Como psicólogo podría decir varias cosas a propósito de estos cambios culturales y sus efectos subjetivos, pero mencionaré solo una. Esta nueva realidad ha traído aparejado un cambio en la forma de crianza y de socialización de las nuevas generaciones, un cambio no precisamente positivo. Porque ha determinado que los niños y niñas hayan perdido en buena medida los lugares de socialización con sus pares, como había antes, me refiero a lugares de socialización sin supervisión de adultos, vereda, plazas, clubes, parques etc.
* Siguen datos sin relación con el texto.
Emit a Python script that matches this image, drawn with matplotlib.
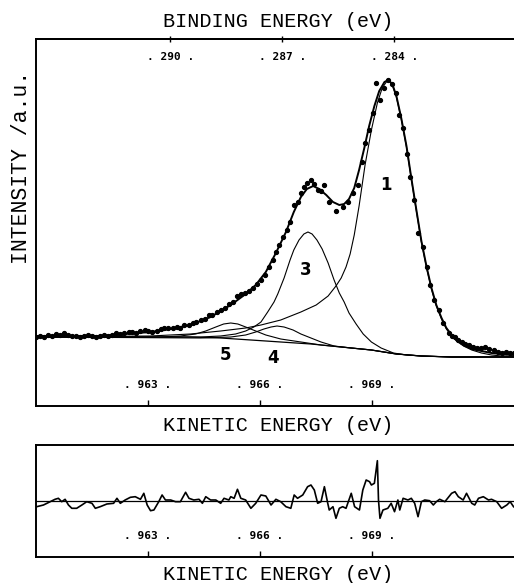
# XPS C 1s spectrum: data points, fitted envelope, components 1,3,4,5 and residual
import numpy as np
import matplotlib.pyplot as plt

# ----------------------------
# data (kinetic energy in eV, intensity in a.u.)
# ----------------------------
ke_data = [960.00, 960.11, 960.22, 960.32, 960.43, 960.54, 960.65, 960.75, 960.86, 960.97,
           961.08, 961.18, 961.29, 961.40, 961.51, 961.61, 961.72, 961.83, 961.94, 962.04,
           962.15, 962.26, 962.37, 962.48, 962.58, 962.69, 962.80, 962.91, 963.01, 963.12,
           963.23, 963.34, 963.44, 963.55, 963.66, 963.77, 963.87, 963.98, 964.09, 964.20,
           964.30, 964.41, 964.52, 964.63, 964.73, 964.84, 964.95, 965.06, 965.17, 965.27,
           965.38, 965.49, 965.60, 965.70, 965.81, 965.92, 966.03, 966.13, 966.24, 966.35,
           966.43, 966.51, 966.62, 966.73, 966.81, 966.91, 967.02, 967.10, 967.18, 967.26,
           967.37, 967.45, 967.56, 967.64, 967.72, 967.86, 968.04, 968.23, 968.37, 968.50,
           968.64, 968.74, 968.82, 968.93, 969.04, 969.12, 969.23, 969.34, 969.44, 969.55,
           969.66, 969.74, 969.85, 969.95, 970.03, 970.14, 970.25, 970.36, 970.47, 970.55,
           970.68, 970.79, 970.92, 971.06, 971.14, 971.22, 971.30, 971.41, 971.49, 971.60,
           971.70, 971.81, 971.92, 972.03, 972.13, 972.27, 972.38, 972.48, 972.59, 972.70,
           972.81]
int_data = [69, 70, 69, 71, 70, 72, 71, 73, 71, 70,
            70, 69, 70, 71, 70, 69, 70, 71, 70, 71,
            73, 72, 73, 74, 74, 73, 75, 76, 75, 74,
            75, 77, 78, 78, 78, 79, 78, 81, 81, 83,
            84, 86, 87, 91, 91, 94, 96, 98, 102, 104,
            110, 112, 113, 115, 118, 122, 126, 131, 139, 146,
            154, 161, 169, 176, 184, 201, 204, 213, 219, 223,
            226, 222, 216, 215, 221, 204, 195, 199, 204, 213,
            221, 244, 263, 276, 293, 323, 306, 318, 326, 322,
            313, 291, 278, 252, 229, 206, 173, 159, 139, 121,
            106, 96, 83, 73, 70, 69, 66, 64, 62, 61,
            59, 58, 58, 59, 57, 56, 54, 53, 54, 53,
            53]

# fitted envelope
ke_fit = [960.00, 961.72, 963.07, 963.61, 964.14, 964.68, 965.22, 965.62, 965.89, 966.16,
          966.43, 966.70, 966.91, 967.10, 967.26, 967.43, 967.59, 967.78, 967.96, 968.13,
          968.26, 968.39, 968.53, 968.66, 968.80, 968.93, 969.07, 969.20, 969.34, 969.44,
          969.55, 969.66, 969.79, 969.93, 970.06, 970.20, 970.33, 970.47, 970.60, 970.73,
          970.87, 971.00, 971.14, 971.27, 971.46, 971.68, 971.94, 972.21, 972.48, 972.86]
int_fit = [70, 70, 74, 77, 81, 89, 101, 112, 121, 134,
           153, 174, 194, 209, 217, 220, 217, 211, 204, 201,
           202, 207, 218, 236, 258, 280, 300, 315, 324, 326,
           322, 310, 288, 260, 228, 195, 165, 139, 118, 101,
           88, 78, 71, 66, 61, 57, 55, 53, 52, 51]

# background
ke_bg = [960.00, 963.07, 964.14, 964.95, 965.76, 966.56, 967.37, 968.18, 968.99, 969.66,
         970.33, 971.14, 972.86]
int_bg = [69, 69, 69, 68, 66, 64, 62, 59, 56, 52, 50, 49, 49]

# component 1
ke_p1 = [960.00, 963.07, 964.14, 964.95, 965.62, 966.03, 966.56, 967.10, 967.51, 967.83,
         968.04, 968.18, 968.31, 968.42, 968.53, 968.66, 968.82, 968.99, 969.15, 969.28,
         969.39, 969.47, 969.55, 969.66, 969.79, 969.93, 970.06, 970.20, 970.33, 970.47,
         970.60, 970.73, 970.87, 971.00, 971.14, 971.27, 971.46, 971.68, 971.94, 972.21,
         972.48, 972.86]
int_p1 = [69, 70, 72, 75, 78, 81, 86, 94, 101, 110,
          120, 128, 139, 152, 171, 200, 241, 276, 303, 318,
          324, 325, 321, 309, 287, 259, 227, 194, 164, 138,
          117, 100, 87, 77, 70, 65, 60, 56, 53, 51,
          50, 50]

# component 3
ke_p3 = [960.00, 964.41, 964.95, 965.35, 965.62, 965.84, 966.03, 966.21, 966.38, 966.48,
         966.65, 966.81, 966.91, 967.05, 967.18, 967.29, 967.40, 967.53, 967.67, 967.83,
         967.99, 968.13, 968.26, 968.39, 968.58, 968.77, 968.99, 969.25, 969.58, 969.93,
         970.33, 971.14, 972.86]
int_p3 = [69, 69, 70, 72, 75, 79, 84, 94, 104, 112,
          128, 146, 156, 166, 172, 174, 172, 166, 157, 143,
          126, 113, 104, 93, 82, 72, 64, 58, 53, 51,
          50, 49, 49]

# component 4
ke_p4 = [960.00, 964.41, 965.22, 965.62, 965.89, 966.11, 966.30, 966.46, 966.65, 966.89,
         967.10, 967.37, 967.64, 967.99, 968.45, 968.99, 969.66, 970.33, 971.14, 972.86]
int_p4 = [69, 68, 69, 71, 74, 77, 79, 80, 79, 76,
          72, 68, 64, 60, 58, 56, 52, 50, 49, 49]

# component 5
ke_p5 = [960.00, 963.34, 963.87, 964.28, 964.55, 964.82, 965.03, 965.22, 965.41, 965.62,
         965.89, 966.16, 966.56, 967.10, 967.64, 968.18, 968.99, 969.66, 970.33, 971.14,
         972.86]
int_p5 = [69, 69, 70, 72, 75, 79, 82, 83, 82, 79,
          75, 71, 67, 64, 61, 59, 56, 52, 50, 49,
          49]

# residual (data - fit)
ke_res = [960.02, 960.20, 960.38, 960.51, 960.60, 960.69, 960.78, 960.87, 960.96, 961.09,
          961.23, 961.36, 961.50, 961.59, 961.72, 961.90, 962.08, 962.17, 962.26, 962.39,
          962.53, 962.66, 962.80, 962.89, 962.98, 963.07, 963.16, 963.29, 963.38, 963.47,
          963.61, 963.74, 963.87, 964.01, 964.10, 964.23, 964.37, 964.46, 964.55, 964.68,
          964.82, 964.95, 965.04, 965.17, 965.22, 965.31, 965.40, 965.49, 965.62, 965.76,
          965.89, 966.03, 966.16, 966.30, 966.43, 966.56, 966.70, 966.83, 966.92, 967.01,
          967.15, 967.28, 967.37, 967.46, 967.55, 967.64, 967.73, 967.82, 967.86, 967.96,
          968.04, 968.13, 968.22, 968.31, 968.45, 968.54, 968.67, 968.76, 968.85, 968.94,
          968.99, 969.07, 969.15, 969.18, 969.22, 969.30, 969.43, 969.52, 969.61, 969.70,
          969.75, 969.84, 969.97, 970.06, 970.15, 970.24, 970.33, 970.42, 970.55, 970.65,
          970.73, 970.82, 970.96, 971.14, 971.23, 971.32, 971.45, 971.54, 971.68, 971.76,
          971.86, 971.99, 972.13, 972.21, 972.35, 972.48, 972.62, 972.71, 972.80, 972.93]
res = [-5.7, -4.0, -0.7, 1.7, 2.7, -0.7, 1.7, -4.0, -7.3, -7.3,
       -4.0, -0.7, -2.3, -7.3, -5.7, -3.0, -2.3, 2.7, -2.3, 1.0,
       3.7, 4.3, 1.7, 7.7, -4.0, -9.7, -9.0, -0.7, 6.0, 1.0,
       1.0, -0.7, -0.7, 8.7, 2.7, 1.0, 1.7, -2.3, 4.3, 1.0,
       1.0, -2.3, 2.7, 1.0, 4.3, 2.7, 11.7, 2.7, 1.0, -7.3,
       -2.3, 6.0, 5.0, -4.0, 1.7, -0.7, -5.7, -7.3, 6.0, 2.7,
       6.0, 14.3, 16.0, 11.0, -2.3, -0.7, 14.3, -2.3, -9.0, -5.7,
       -17.3, -7.3, -5.7, -7.3, 7.7, -5.7, -9.0, 11.0, 21.0, 19.3,
       16.0, 17.7, 40.3, 1.0, -17.3, -9.0, -7.3, -2.3, -10.7, 1.0,
       -9.0, 2.7, 1.0, 2.7, -2.3, -15.7, -0.7, 1.0, 0.3, -4.0,
       -0.7, 1.7, -0.7, 7.7, 9.3, 4.3, 1.0, 7.7, -2.3, -4.0,
       2.7, 4.3, 1.0, 1.7, -0.7, -7.3, -4.0, -0.7, -5.7, -9.0]

ke_ticks = [963, 966, 969]
be_ticks = [290, 287, 284]
photon = 1253.6  # Mg Ka, BE = hv - KE

# component labels
labels = ["1", "3", "5", "4"]
label_ke = [969.39, 967.24, 965.08, 966.35]
label_int = [221, 136, 51, 48]

# ----------------------------
# figure
# ----------------------------
mono = "Liberation Mono"
tick_font = dict(family="DejaVu Sans Mono", fontsize=8, fontweight="bold")

fig = plt.figure(figsize=(5.14, 5.83), dpi=100)
ax = fig.add_axes([36/514, 1 - 406/583, 485/514, 367/583])
axr = fig.add_axes([36/514, 1 - 557/583, 485/514, 112/583])

# main panel
ax.plot(ke_bg, int_bg, color="k", lw=0.9)
for xs, ys in [(ke_p1, int_p1), (ke_p3, int_p3), (ke_p4, int_p4), (ke_p5, int_p5)]:
    ax.plot(xs, ys, color="k", lw=0.8)
ax.plot(ke_fit, int_fit, color="k", lw=1.4)
ax.plot(ke_data, int_data, "o", color="k", ms=2.8, mec="k")

for t, x, y in zip(labels, label_ke, label_int):
    ax.text(x, y, t, fontsize=12, fontweight="bold", ha="center", va="center",
            family="DejaVu Sans")

ax.set_xlim(960, 973)
ax.set_ylim(0, 367)
ax.set_yticks([])
ax.set_xticks(ke_ticks)
ax.set_xticklabels([f". {t} ." for t in ke_ticks], **tick_font)
ax.tick_params(axis="x", direction="in", length=4, width=1, pad=-19)

top = ax.secondary_xaxis("top", functions=(lambda k: photon - k, lambda b: photon - b))
top.set_xticks(be_ticks)
top.set_xticklabels([f". {t} ." for t in be_ticks], **tick_font)
top.tick_params(direction="inout", length=5, width=1, pad=-19)
top.set_xlabel("BINDING ENERGY (eV)", family=mono, fontsize=14.5, labelpad=6)

ax.text(0.5, -0.052, "KINETIC ENERGY (eV)", transform=ax.transAxes, family=mono,
        fontsize=14.5, ha="center", va="center")
ax.text(-0.029, 0.65, "INTENSITY /a.u.", transform=ax.transAxes, family=mono,
        fontsize=15.5, ha="center", va="center", rotation=90)

# residual panel
axr.axhline(0, color="k", lw=0.9)
axr.plot(ke_res, res, color="k", lw=1.2)
axr.set_xlim(960, 973)
axr.set_ylim(-56, 56)
axr.set_yticks([])
axr.set_xticks(ke_ticks)
axr.set_xticklabels([f". {t} ." for t in ke_ticks], **tick_font)
axr.tick_params(axis="x", direction="in", length=4, width=1, pad=-19)
axr.set_xlabel("KINETIC ENERGY (eV)", family=mono, fontsize=14.5, labelpad=6)

for a in (ax, axr, top):
    for s in a.spines.values():
        s.set_linewidth(1.4)

fig.savefig("out.png", dpi=100)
Salen a la calle por primera vez sin vigilancia de adultos cada vez con más edad. Antes salíamos solos a los 6 o 7 años, luego fue a los 10 u 11, y ahora el promedio es cercano a los 13 años, a veces más, dependiendo de los lugares. Niños y adolescentes encerrados, hiperconectados, supervigilados por sus padres, consentidos, que crecen casi sin oportunidades de construir vínculos no supervisados por adultos, de manejar diferencias y hacer acuerdos con sus pares, jóvenes hipersensibles que se molestan y ofenden con suma facilidad y que suelen no estar bien preparados para el manejo emocional que la vida adulta en sociedad requiere.
¿Cuáles serían los factores clave para la convivencia en una ciudad?
Simplificando mucho y sin conocer lo suficiente el tema, diría que los más importante serían la cultura de la cooperación para resolver problemas, la posibilidad de que cualquier persona o grupo tenga canales de participación y de hacer escuchar su voz, la posibilidad de construir una cultura del respeto por el otro y de desarrollar códigos de convivencia que se vayan consensuando en la práctica. Pienso que es clave que haya posibilidades operatorias reales de construir lugares de pertenencia, identidad y reconocimiento, y que a la vez se respeten las particularidades individuales. Debe haber un equilibrio entre la identidad grupal, la pertenencia necesaria, y las individualidades y disidencias.
Diego Nin Pratt.
Licenciado en Psicología. Psicoanalista. Vive y trabaja en Montevideo. Ha trabajado en instituciones educativas y en programas de rehabilitación de adicciones. Fue docente universitario. Actualmente se dedica exclusivamente a la práctica clínica.